**Task goal**
Please return nothing but the lines between the line holding "Convert this chart" and the line holding "import * as", both ends included, without the pictures.

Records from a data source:
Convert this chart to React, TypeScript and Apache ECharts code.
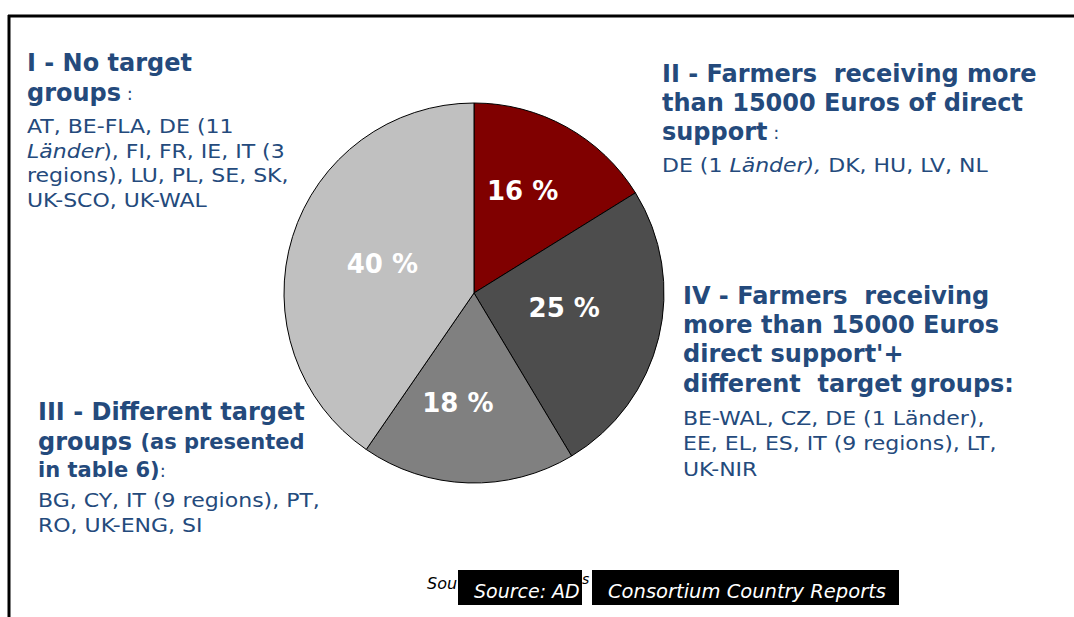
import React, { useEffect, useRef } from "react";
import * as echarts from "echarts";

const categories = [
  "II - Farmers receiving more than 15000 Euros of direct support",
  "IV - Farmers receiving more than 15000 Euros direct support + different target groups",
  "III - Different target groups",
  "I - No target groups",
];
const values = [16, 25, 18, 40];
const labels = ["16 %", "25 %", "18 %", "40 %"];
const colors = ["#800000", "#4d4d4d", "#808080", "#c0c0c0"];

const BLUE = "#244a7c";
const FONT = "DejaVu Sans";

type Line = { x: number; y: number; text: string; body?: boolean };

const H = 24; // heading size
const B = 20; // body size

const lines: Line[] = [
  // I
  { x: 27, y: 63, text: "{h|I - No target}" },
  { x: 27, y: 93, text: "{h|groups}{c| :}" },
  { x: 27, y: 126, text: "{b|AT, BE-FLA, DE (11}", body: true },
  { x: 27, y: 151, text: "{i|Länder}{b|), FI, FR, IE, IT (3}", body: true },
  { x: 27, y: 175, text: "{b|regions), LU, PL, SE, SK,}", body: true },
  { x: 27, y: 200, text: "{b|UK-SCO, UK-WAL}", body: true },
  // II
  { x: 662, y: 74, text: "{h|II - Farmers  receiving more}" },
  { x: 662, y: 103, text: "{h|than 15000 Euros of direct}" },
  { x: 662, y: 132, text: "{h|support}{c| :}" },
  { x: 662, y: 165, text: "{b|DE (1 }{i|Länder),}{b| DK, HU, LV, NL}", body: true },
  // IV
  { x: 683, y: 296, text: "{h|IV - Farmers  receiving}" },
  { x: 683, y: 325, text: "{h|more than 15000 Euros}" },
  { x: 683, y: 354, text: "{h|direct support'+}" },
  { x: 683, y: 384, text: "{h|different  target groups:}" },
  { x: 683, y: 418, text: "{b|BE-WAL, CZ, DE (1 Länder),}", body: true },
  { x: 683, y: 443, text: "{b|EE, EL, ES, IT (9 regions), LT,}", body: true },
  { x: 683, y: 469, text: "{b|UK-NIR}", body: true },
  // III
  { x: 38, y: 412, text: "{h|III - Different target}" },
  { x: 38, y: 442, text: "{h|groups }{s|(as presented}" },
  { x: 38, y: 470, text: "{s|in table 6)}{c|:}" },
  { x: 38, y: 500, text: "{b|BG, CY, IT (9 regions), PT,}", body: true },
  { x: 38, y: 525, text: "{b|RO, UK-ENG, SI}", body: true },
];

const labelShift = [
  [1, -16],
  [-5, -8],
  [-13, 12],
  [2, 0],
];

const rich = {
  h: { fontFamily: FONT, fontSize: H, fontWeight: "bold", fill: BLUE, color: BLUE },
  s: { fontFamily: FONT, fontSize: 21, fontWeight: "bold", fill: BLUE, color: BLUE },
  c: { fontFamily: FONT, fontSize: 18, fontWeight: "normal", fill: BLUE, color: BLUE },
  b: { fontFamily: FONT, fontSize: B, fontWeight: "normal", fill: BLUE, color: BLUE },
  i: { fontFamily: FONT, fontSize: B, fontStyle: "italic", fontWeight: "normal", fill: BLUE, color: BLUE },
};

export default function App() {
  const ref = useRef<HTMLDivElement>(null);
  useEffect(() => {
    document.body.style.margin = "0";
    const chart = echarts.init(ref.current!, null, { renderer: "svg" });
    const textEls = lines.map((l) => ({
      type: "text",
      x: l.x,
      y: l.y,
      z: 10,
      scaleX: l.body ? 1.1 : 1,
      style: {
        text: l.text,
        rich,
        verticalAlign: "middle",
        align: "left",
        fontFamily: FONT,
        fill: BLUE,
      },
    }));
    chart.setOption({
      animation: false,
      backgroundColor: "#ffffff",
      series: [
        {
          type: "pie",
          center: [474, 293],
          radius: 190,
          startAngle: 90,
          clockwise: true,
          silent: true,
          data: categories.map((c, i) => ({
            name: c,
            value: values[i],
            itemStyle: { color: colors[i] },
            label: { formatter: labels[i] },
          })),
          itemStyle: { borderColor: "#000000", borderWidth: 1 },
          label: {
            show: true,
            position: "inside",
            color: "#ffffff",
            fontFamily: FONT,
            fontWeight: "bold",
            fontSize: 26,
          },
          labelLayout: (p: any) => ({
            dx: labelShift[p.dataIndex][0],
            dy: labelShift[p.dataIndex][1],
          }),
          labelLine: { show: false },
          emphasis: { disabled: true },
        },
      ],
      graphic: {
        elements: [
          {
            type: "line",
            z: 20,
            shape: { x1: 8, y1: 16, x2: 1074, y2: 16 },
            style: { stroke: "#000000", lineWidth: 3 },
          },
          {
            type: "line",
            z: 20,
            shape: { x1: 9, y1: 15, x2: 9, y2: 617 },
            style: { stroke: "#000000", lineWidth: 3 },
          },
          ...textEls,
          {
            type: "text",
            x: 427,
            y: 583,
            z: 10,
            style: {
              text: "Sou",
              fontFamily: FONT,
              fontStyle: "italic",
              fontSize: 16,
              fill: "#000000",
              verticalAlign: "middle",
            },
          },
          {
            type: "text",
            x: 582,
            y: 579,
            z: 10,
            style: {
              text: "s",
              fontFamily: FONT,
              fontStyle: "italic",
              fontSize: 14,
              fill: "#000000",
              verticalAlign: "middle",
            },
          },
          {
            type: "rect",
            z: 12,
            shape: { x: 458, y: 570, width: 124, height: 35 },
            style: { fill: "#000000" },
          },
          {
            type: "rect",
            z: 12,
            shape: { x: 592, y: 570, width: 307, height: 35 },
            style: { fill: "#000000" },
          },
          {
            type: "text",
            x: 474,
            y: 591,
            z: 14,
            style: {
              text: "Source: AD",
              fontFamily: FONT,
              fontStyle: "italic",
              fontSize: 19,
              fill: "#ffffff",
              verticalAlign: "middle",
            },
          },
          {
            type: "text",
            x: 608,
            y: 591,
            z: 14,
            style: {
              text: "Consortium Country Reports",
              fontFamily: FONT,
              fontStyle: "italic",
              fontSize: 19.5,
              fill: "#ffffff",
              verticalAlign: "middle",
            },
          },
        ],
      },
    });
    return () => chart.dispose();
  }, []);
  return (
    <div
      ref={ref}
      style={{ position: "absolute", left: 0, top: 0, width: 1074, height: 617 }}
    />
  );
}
--
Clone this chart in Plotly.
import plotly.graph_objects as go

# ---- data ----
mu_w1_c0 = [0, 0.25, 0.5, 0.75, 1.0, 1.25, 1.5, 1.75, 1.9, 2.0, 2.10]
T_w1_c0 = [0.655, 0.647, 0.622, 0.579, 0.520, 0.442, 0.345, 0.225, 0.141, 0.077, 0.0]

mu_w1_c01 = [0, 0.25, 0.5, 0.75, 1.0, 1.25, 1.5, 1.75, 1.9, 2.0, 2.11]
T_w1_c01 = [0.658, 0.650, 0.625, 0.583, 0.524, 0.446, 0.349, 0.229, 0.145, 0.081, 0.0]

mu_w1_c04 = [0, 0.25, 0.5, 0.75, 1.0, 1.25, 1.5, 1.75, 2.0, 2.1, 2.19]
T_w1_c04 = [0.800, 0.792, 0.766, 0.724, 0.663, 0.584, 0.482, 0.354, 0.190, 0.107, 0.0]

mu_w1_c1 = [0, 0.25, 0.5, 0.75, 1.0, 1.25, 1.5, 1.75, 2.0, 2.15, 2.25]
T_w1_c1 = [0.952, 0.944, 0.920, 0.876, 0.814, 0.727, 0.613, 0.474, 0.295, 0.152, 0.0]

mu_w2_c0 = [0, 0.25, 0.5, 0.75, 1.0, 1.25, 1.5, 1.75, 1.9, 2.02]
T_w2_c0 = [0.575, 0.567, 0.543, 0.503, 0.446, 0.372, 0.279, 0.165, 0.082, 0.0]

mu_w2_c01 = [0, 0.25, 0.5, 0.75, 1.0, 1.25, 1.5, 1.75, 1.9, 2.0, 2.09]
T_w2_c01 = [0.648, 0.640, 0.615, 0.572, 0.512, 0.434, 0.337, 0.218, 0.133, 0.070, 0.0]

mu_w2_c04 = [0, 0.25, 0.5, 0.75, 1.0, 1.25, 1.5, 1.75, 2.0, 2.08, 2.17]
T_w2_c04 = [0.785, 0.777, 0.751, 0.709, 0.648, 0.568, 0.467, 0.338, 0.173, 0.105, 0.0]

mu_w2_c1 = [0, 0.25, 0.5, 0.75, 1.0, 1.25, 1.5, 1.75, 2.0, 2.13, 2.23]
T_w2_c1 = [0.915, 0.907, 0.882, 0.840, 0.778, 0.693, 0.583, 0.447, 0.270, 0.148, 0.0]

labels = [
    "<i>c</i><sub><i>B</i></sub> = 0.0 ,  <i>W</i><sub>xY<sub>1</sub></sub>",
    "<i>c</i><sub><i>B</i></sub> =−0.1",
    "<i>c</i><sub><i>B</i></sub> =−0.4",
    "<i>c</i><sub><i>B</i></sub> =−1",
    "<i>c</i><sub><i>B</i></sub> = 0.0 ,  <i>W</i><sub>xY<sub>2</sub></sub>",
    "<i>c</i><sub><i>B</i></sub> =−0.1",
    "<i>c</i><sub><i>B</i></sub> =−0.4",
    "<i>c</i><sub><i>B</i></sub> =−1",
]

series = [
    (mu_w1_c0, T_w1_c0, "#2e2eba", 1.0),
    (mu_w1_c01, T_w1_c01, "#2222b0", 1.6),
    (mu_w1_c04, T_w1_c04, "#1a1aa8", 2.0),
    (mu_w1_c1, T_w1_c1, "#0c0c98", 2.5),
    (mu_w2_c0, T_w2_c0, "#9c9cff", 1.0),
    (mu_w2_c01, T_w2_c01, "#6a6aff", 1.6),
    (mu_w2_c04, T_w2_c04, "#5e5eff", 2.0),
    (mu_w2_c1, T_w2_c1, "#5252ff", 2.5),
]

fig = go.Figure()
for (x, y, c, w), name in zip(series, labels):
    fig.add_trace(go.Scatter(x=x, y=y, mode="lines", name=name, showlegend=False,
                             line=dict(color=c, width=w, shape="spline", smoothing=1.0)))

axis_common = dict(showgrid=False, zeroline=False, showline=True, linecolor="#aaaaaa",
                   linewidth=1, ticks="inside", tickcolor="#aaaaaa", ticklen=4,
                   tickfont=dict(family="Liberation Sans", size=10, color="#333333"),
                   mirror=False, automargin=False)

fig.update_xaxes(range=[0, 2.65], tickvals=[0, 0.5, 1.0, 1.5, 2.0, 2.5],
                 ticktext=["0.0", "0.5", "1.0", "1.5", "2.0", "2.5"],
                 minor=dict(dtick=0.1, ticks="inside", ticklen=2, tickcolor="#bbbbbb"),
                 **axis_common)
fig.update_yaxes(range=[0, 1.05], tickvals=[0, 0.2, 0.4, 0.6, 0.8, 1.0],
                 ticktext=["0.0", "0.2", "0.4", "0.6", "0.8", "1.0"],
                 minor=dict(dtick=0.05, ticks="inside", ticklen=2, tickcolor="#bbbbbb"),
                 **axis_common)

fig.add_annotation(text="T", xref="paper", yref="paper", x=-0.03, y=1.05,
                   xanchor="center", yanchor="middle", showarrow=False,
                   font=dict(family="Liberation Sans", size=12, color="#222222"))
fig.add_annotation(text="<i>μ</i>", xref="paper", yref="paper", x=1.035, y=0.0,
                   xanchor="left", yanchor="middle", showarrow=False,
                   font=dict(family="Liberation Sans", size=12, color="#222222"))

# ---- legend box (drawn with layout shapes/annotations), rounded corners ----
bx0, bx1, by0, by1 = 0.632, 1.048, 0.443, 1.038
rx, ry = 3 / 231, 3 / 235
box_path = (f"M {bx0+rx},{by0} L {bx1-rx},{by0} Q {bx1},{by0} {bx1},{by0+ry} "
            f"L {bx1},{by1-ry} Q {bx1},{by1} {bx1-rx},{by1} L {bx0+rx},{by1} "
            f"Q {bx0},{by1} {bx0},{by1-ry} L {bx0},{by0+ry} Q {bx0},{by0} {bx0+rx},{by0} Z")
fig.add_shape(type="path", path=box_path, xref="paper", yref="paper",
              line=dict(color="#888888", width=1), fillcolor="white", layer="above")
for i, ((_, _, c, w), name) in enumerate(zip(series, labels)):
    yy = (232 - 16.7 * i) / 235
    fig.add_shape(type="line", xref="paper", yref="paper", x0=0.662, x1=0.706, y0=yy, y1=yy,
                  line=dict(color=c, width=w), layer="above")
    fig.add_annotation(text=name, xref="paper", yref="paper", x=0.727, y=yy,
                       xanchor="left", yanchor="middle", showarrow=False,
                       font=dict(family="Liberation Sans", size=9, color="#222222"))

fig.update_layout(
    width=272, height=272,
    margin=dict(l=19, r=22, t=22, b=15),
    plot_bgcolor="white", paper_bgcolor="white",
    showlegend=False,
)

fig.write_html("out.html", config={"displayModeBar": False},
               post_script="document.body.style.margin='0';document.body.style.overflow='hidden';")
---
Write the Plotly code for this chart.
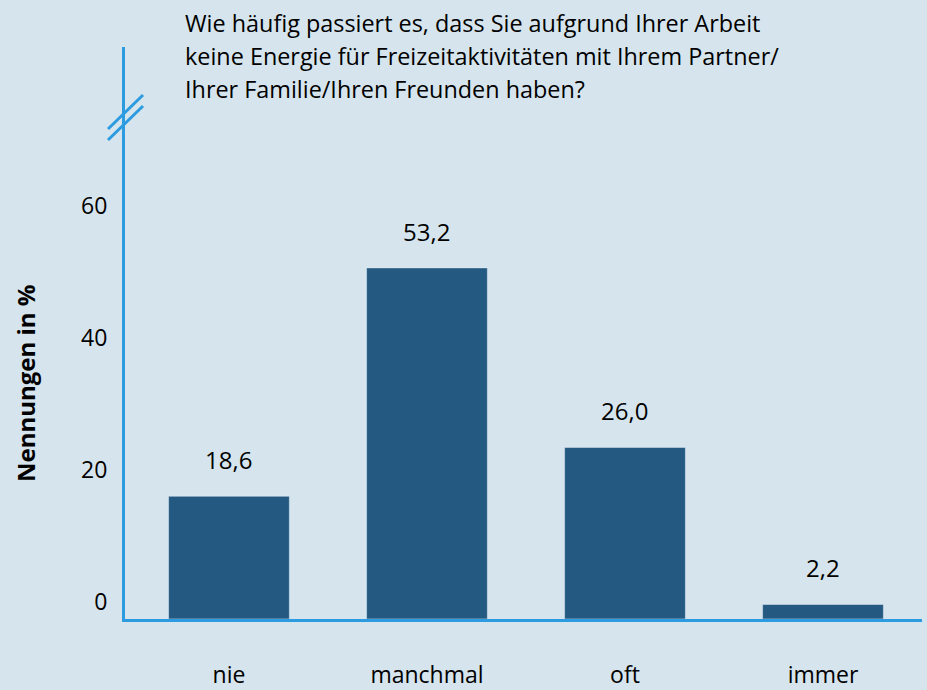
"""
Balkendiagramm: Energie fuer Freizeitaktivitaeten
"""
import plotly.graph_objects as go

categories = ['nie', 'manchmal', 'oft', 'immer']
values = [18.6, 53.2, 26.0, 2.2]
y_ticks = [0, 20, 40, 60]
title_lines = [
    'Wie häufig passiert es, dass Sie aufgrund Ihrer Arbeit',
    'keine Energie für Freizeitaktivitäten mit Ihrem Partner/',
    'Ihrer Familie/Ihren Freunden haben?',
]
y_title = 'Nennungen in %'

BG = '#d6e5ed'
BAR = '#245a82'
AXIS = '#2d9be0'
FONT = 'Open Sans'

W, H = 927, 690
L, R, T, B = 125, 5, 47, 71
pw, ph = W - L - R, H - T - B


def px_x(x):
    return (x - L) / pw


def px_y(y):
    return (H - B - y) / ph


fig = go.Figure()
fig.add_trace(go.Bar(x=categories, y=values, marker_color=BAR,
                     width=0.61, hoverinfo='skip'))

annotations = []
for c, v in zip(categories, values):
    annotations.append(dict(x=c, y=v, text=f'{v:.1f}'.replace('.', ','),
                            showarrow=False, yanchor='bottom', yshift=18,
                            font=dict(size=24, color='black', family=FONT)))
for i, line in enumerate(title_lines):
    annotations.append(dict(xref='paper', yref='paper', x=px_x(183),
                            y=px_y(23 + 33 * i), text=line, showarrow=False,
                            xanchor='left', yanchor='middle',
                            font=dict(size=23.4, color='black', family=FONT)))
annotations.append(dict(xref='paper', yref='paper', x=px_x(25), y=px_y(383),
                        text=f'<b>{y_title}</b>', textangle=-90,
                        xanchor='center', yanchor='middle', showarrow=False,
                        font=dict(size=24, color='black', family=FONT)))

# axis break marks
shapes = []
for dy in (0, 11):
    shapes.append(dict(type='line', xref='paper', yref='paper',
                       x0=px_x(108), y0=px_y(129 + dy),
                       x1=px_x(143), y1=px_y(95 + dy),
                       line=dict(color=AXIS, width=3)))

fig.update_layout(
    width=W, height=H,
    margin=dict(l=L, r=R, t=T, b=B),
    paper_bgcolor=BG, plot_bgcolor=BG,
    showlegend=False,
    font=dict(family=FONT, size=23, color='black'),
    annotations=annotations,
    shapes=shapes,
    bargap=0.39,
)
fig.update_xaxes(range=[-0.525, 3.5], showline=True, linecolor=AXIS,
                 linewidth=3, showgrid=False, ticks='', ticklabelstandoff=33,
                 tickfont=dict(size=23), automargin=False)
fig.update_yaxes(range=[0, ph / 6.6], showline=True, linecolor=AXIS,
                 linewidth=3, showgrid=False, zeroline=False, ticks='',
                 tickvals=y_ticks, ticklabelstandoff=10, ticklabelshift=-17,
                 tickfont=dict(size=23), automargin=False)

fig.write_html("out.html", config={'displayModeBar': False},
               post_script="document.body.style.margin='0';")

**The completed task**
Convert this chart to React, TypeScript and Apache ECharts code.
import React, { useEffect, useRef } from "react";
import * as echarts from "echarts";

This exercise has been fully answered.